Oklahoma regulators had applied a state pharmacy benefit manager law to PBMs that were working with ERISA plans,
The 10th Circuit blocked Oklahoma's effort to regulate PBMs that serve ERISA plans, even though Oklahoma lawmakers had tried to base the law on the interpretation the Supreme Court included in the Rutledge ruling.
The Tennessee bill: The new Tennessee bill was introduced in the Tennessee Senate Jan. 22, and a similar bill was introduced in the state House on the same day.
State Sen. Robert Harshbarger III, R-Kingsport, Tenn., is the sponsor of the Senate version of the bill. Harshbarger is a pharmacist and the son of U.S. House Rep. Diana Harshbarger, R-Tenn.
State Rep. Rick Scarbrough, R-Oak Ridge, Tenn., is the sponsor of the House companion bill.
The bill would prohibit a PBM from directly or indirectly acquiring, owning or controlling a pharmacy license or a pharmacy license older.
The bill includes an exemption for organizations, such as hospitals or health systems, that provide PBM services for their own health plans, but it does not include an exemption for employers' self-insured employer health plans or other employer plans governed by ERISA.
The bill does include a section stating that the law created by the bill would regulate "the qualifications, licensure, ownership, and control of pharmacies as a condition of professional practice within this state and does not regulate drug manufacturing, labeling, interstate shipment, pricing, reimbursement, insurance benefits, or the design or administration of employee benefit plans governed by the federal Employee Retirement Income Security Act."

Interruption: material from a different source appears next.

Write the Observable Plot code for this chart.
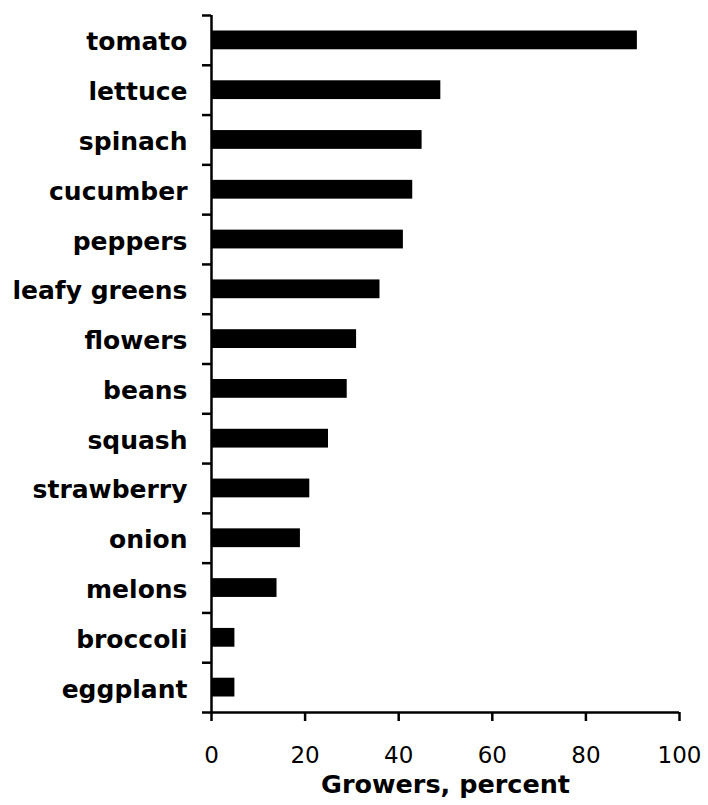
<!DOCTYPE html>
<html><head><meta charset="utf-8">
<script src="https://cdn.jsdelivr.net/npm/d3@7"></script>
<script src="https://cdn.jsdelivr.net/npm/@observablehq/plot@0.6"></script>
<style>
body{margin:0;background:#fff;}
svg{font-family:"DejaVu Sans",Verdana,sans-serif;}
</style>
</head><body><div id="chart"></div>
<script>
const crops = ["tomato","lettuce","spinach","cucumber","peppers","leafy greens","flowers","beans","squash","strawberry","onion","melons","broccoli","eggplant"];
const percents = [91,49,45,43,41,36,31,29,25,21,19,14,5,5];
const xTicks = [0,20,40,60,80,100];
const xLabel = "Growers, percent";

const n = crops.length;
const data = crops.map((name, i) => ({name, value: percents[i], pos: i, posEnd: i + 1}));
const boundaries = d3.range(n + 1);
const centers = d3.range(n).map(i => i + 0.5);

const chart = Plot.plot({
  width: 708, height: 805,
  marginTop: 15, marginBottom: 93, marginLeft: 211, marginRight: 29,
  style: {fontFamily: "'DejaVu Sans', Verdana, sans-serif", background: "white", color: "black"},
  x: {type: "linear", domain: [0, 100]},
  y: {type: "linear", domain: [n, 0]},
  marks: [
    Plot.rectX(data, {x1: 0, x2: "value", y1: "pos", y2: "posEnd", fill: "black", insetTop: 15.5, insetBottom: 15.5}),
    Plot.axisX({ticks: xTicks, tickSize: 9, tickPadding: 25, fontSize: 23, strokeWidth: 2.5, label: null}),
    Plot.axisY({ticks: boundaries, tickSize: 9, tickFormat: () => "", strokeWidth: 2.5, label: null}),
    Plot.axisY({ticks: centers, tickSize: 0, tickPadding: 24, dy: 2,
      tickFormat: v => crops[Math.floor(v)], fontSize: 25, fontWeight: "bold", label: null}),
    Plot.ruleX([0], {strokeWidth: 2.5}),
    Plot.ruleY([n], {strokeWidth: 2.5}),
    Plot.text([xLabel], {text: d => d, frameAnchor: "bottom", dy: 80, fontSize: 25.5, fontWeight: "bold"})
  ]
});
document.getElementById("chart").appendChild(chart);
</script>
</body></html>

The bill passed by a 24-9 vote in the Tennessee Senate Monday.
The McKee Foods Case: In 2021, Tennessee enacted a law that prohibits PBMs from steering a patient toward favored pharmacies or making any other efforts to interfere with a patient's choice of pharmacy.
In 2022, the state enacted a law that applied that ban on steering to plans governed by ERISA, and it required a PBM to cover drugs plan participants purchased from any pharmacy willing to accept the PBM's reimbursement rates and other payment terms.

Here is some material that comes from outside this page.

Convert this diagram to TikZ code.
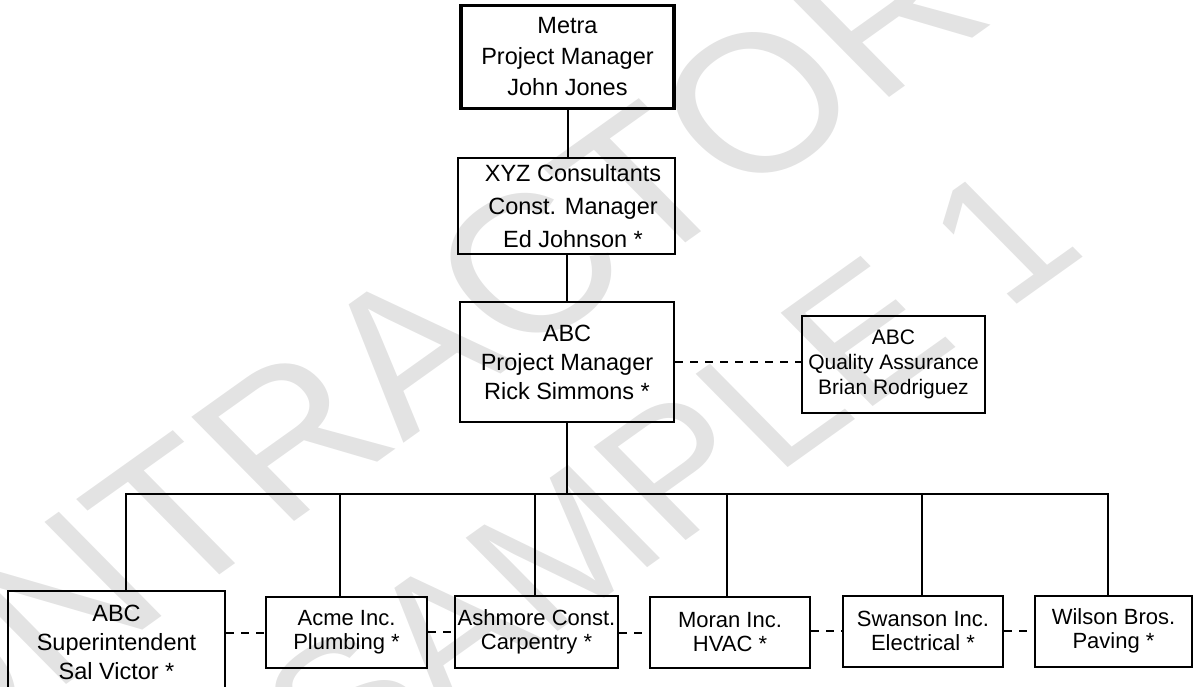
\documentclass[tikz,border=0pt]{standalone}
\usepackage{fontspec}
\setmainfont{Liberation Sans}
\usepackage{tikz}

\begin{document}
\begin{tikzpicture}[x=1pt, y=-1pt,
		caja/.style={draw, line width=2pt, align=center, inner sep=0pt, font=\fontsize{23.5}{29}\selectfont},
		chica/.style={caja, minimum width=160pt, minimum height=71pt, font=\fontsize{22}{24}\selectfont},
		marca/.style={text=black!11, inner sep=0pt, rotate=35.5, xslant=-0.16},
		enlace/.style={line width=2pt},
		punteado/.style={line width=2pt, dash pattern=on 8pt off 7pt}]
	\useasboundingbox (0,0) rectangle (1194,686);

	% Marca de agua
	\node[marca, font=\fontsize{210}{240}\selectfont] (marcaA) at (346,396) {CONTRACTOR};
	\node[marca, font=\fontsize{188}{220}\selectfont] (marcaB) at (670,472) {SAMPLE 1};

	% Cajas
	\node[caja, line width=3.5pt, minimum width=213pt, minimum height=103pt, font=\fontsize{23.5}{31}\selectfont] (metra) at (567.5,57) {Metra\\Project Manager\\John Jones};
	\node[caja, minimum width=217pt, minimum height=96pt, font=\fontsize{23.5}{33}\selectfont] (xyz) at (566.5,206) {\hspace*{13pt}XYZ Consultants\\\hspace*{13pt}Const. Manager\\\hspace*{13pt}Ed Johnson *};
	\node[caja, minimum width=214pt, minimum height=120pt] (pm) at (567,362) {ABC\\Project Manager\\Rick Simmons *};
	\node[caja, minimum width=183pt, minimum height=97pt, font=\fontsize{21}{25}\selectfont] (qa) at (893.5,364.5) {ABC\\Quality Assurance\\Brian Rodriguez};
	\node[caja, minimum width=217pt, minimum height=102pt] (super) at (116.5,642) {ABC\\Superintendent\\Sal Victor *};
	\node[chica, minimum width=161pt] (acme) at (346.5,632.5) {Acme Inc.\\Plumbing *};
	\node[chica, minimum width=163pt, minimum height=72pt] (ashmore) at (536.5,632) {Ashmore Const.\\Carpentry *};
	\node[chica] (moran) at (730,632.5) {Moran Inc.\\HVAC *};
	\node[chica] (swanson) at (923,631) {Swanson Inc.\\Electrical *};
	\node[chica, minimum width=157pt] (wilson) at (1113.5,631) {Wilson Bros.\\Paving *};

	% Lineas
	\coordinate (bus) at (0,494);
	\draw[enlace] (metra.south) -- (metra.south |- xyz.north);
	\draw[enlace] (xyz.south) -- (xyz.south |- pm.north);
	\draw[enlace] (pm.south) -- (pm.south |- bus);
	\draw[enlace] ([xshift=9.5pt]super.north) |- ([xshift=-5.5pt]wilson.north |- bus) -- ([xshift=-5.5pt]wilson.north);
	\foreach \n/\d in {acme/-6.5, ashmore/-1.5, moran/-3, swanson/-1}
		\draw[enlace] ([xshift=\d pt]\n.north) -- ([xshift=\d pt]\n.north |- bus);

	% Punteadas
	\draw[punteado] (pm.east) -- (pm.east -| qa.west);
	\foreach \a/\b in {super/acme, acme/ashmore, ashmore/moran, moran/swanson, swanson/wilson}
		\draw[punteado] (\b.west -| \a.east) -- (\b.west);
\end{tikzpicture}
\end{document}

McKee Foods — the Collegedale, Tennessee-based company that makes the Little Debbie Nutty Buddy cookies — sued to block the 2021 law in the U.S. District Court for the Eastern District of Tennessee in 2021.
McKee Foods argued that ERISA should preempt the Tennessee law.

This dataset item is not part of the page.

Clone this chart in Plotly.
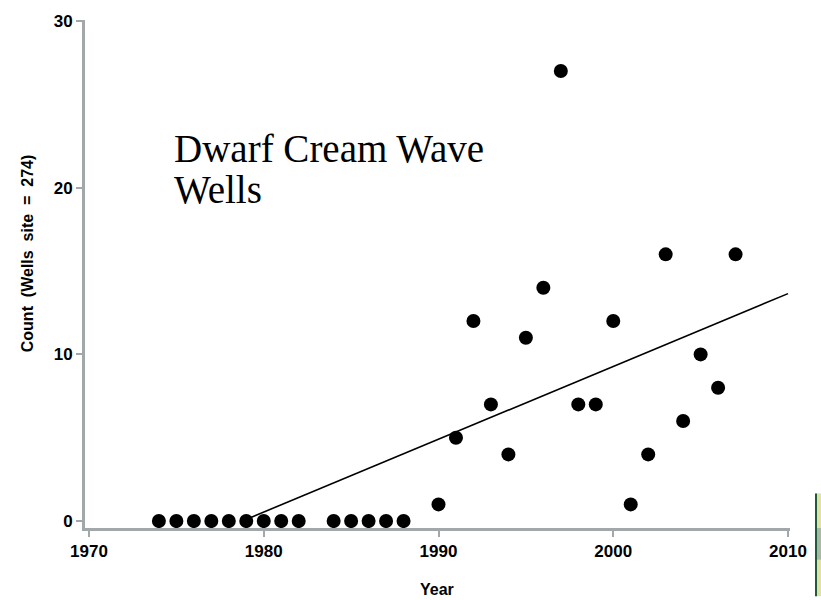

The ERISA Industry Committee, a group for sponsors of ERISA plans, backed McKee Foods.
A district court judge ruled in the company's favor in March 2025.
A three-judge panel upheld the district court preemption ruling in a judgment and opinion issued April 7.
"States can enact laws looking to regulate health care and PBMs," Circuit Judge Stephanie Dawkins wrote in the opinion. "But those laws cannot trespass into ERISA's territory. Because the Tennessee laws McKee challenges have an impermissible connection with ERISA plans, they are preempted."